* WHAT YOU WILL DO *
Copy out exactly the lines from the start of the data to the line containing "(0,0) rectangle (721,1050);". Include both.

Stored data entries:
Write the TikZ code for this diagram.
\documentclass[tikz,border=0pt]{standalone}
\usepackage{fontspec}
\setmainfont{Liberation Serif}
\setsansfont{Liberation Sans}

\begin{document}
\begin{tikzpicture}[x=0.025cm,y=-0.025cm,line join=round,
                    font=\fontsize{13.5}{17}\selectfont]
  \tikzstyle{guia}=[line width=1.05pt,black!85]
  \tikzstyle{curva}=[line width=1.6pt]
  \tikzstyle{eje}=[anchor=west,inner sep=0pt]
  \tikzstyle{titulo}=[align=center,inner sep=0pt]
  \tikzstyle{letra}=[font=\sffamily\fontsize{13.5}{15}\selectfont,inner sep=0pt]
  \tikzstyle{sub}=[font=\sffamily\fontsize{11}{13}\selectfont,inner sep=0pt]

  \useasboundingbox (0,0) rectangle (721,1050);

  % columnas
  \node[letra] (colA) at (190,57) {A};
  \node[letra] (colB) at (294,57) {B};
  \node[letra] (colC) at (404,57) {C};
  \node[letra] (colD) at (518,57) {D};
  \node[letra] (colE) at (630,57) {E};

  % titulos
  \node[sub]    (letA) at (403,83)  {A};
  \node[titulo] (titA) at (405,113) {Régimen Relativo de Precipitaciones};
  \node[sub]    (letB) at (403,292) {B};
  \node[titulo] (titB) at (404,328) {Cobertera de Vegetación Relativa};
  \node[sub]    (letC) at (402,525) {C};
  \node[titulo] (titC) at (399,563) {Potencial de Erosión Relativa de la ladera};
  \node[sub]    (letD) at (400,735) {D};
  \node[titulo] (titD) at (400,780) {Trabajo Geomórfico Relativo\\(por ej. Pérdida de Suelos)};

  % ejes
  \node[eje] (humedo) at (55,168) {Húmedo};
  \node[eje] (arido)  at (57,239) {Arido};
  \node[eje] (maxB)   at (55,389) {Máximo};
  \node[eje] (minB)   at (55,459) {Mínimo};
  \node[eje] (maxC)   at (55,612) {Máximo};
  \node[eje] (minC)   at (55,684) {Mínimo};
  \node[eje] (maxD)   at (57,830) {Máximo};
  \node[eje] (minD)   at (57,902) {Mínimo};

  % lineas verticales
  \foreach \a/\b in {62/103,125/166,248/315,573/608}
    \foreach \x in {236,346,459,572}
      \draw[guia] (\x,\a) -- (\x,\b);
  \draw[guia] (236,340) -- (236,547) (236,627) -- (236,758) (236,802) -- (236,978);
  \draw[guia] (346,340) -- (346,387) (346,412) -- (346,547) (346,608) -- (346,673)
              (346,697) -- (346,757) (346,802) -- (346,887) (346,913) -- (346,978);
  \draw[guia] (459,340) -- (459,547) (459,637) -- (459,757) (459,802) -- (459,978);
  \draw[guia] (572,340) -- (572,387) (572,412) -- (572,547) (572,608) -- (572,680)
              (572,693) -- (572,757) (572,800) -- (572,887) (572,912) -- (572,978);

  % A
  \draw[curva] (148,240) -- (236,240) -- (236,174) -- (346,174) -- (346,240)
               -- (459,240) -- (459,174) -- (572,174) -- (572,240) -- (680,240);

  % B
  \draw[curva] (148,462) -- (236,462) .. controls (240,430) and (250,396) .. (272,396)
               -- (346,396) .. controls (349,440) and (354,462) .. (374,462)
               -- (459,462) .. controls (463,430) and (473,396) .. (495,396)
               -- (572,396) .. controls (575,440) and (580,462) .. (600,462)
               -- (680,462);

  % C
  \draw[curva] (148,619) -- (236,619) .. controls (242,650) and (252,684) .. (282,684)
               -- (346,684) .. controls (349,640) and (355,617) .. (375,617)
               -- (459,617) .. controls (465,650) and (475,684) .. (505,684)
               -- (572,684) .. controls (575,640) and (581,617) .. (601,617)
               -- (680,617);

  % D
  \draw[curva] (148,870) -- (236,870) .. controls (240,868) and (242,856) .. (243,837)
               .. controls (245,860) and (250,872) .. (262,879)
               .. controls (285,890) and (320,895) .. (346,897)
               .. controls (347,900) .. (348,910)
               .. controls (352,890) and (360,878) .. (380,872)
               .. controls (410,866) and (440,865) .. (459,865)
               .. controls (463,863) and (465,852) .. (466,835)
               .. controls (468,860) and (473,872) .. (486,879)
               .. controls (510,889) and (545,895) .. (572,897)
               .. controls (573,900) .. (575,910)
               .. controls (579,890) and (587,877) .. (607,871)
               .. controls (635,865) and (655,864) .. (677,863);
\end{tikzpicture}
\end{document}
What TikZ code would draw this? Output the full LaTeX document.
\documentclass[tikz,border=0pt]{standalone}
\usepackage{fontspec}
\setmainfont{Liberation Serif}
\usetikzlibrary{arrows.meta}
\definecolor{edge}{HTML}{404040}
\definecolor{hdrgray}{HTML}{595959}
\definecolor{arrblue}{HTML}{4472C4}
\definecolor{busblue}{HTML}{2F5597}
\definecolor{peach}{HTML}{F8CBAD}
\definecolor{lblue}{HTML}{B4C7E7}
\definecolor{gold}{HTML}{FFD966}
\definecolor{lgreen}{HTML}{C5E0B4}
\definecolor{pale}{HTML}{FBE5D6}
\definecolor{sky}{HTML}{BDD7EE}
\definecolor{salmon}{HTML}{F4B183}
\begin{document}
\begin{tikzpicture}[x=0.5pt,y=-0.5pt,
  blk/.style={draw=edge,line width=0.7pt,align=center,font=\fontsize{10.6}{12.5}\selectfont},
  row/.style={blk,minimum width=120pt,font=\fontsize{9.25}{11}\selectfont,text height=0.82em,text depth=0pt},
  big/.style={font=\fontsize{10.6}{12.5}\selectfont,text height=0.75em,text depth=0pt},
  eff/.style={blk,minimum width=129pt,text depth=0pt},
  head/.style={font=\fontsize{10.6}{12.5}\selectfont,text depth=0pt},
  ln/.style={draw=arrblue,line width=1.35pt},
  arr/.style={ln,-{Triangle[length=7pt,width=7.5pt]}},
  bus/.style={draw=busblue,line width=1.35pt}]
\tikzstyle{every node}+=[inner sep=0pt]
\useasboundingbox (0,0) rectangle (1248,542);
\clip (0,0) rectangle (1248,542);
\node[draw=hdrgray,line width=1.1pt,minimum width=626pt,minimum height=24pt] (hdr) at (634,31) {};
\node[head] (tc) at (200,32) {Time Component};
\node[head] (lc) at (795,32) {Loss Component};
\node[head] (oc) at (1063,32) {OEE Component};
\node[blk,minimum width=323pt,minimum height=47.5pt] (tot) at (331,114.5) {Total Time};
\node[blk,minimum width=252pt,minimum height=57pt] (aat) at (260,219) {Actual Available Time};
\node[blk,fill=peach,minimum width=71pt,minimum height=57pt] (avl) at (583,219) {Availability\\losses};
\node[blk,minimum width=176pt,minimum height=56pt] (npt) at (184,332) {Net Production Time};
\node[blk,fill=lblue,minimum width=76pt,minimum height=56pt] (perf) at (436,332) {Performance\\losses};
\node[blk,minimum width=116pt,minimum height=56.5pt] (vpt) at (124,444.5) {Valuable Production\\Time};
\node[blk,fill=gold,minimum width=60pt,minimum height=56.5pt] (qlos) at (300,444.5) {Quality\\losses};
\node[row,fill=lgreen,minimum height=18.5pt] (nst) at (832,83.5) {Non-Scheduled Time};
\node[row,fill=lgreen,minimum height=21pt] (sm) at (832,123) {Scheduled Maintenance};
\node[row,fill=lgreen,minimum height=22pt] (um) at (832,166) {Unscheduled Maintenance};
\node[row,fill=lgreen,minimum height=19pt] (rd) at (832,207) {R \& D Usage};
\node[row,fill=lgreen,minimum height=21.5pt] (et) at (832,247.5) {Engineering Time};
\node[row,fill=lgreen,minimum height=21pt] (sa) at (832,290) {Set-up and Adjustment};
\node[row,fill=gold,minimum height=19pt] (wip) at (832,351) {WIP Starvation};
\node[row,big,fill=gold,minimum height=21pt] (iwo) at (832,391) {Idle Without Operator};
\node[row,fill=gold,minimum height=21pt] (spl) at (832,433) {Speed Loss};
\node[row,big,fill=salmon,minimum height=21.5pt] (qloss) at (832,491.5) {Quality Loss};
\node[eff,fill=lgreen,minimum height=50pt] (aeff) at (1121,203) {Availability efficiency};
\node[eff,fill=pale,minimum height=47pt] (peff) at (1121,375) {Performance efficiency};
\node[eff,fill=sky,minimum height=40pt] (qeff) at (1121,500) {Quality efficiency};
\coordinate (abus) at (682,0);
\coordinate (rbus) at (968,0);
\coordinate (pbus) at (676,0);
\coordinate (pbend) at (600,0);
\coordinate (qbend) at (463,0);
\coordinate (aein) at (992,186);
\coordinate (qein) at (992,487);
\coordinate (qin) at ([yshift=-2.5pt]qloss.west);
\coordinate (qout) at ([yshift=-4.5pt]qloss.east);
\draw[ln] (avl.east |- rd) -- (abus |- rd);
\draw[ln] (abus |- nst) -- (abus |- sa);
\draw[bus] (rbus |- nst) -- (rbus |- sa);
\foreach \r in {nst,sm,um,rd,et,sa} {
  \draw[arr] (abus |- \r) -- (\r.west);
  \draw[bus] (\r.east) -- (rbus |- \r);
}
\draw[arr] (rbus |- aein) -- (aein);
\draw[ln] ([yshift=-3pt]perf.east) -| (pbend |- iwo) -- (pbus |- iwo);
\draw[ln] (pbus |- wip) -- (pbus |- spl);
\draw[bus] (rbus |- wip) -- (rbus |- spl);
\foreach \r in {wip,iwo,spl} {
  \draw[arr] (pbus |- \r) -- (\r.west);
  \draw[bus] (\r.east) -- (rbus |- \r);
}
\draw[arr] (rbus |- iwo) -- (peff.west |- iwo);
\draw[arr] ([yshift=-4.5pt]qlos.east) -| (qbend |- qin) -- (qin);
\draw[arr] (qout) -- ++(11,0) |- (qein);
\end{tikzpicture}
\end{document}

* FULL OUTPUT *
Write the TikZ code for this diagram.
\documentclass[tikz,border=0pt]{standalone}
\usepackage{fontspec}
\setmainfont{Liberation Serif}
\setsansfont{Liberation Sans}

\begin{document}
\begin{tikzpicture}[x=0.025cm,y=-0.025cm,line join=round,
                    font=\fontsize{13.5}{17}\selectfont]
  \tikzstyle{guia}=[line width=1.05pt,black!85]
  \tikzstyle{curva}=[line width=1.6pt]
  \tikzstyle{eje}=[anchor=west,inner sep=0pt]
  \tikzstyle{titulo}=[align=center,inner sep=0pt]
  \tikzstyle{letra}=[font=\sffamily\fontsize{13.5}{15}\selectfont,inner sep=0pt]
  \tikzstyle{sub}=[font=\sffamily\fontsize{11}{13}\selectfont,inner sep=0pt]

  \useasboundingbox (0,0) rectangle (721,1050);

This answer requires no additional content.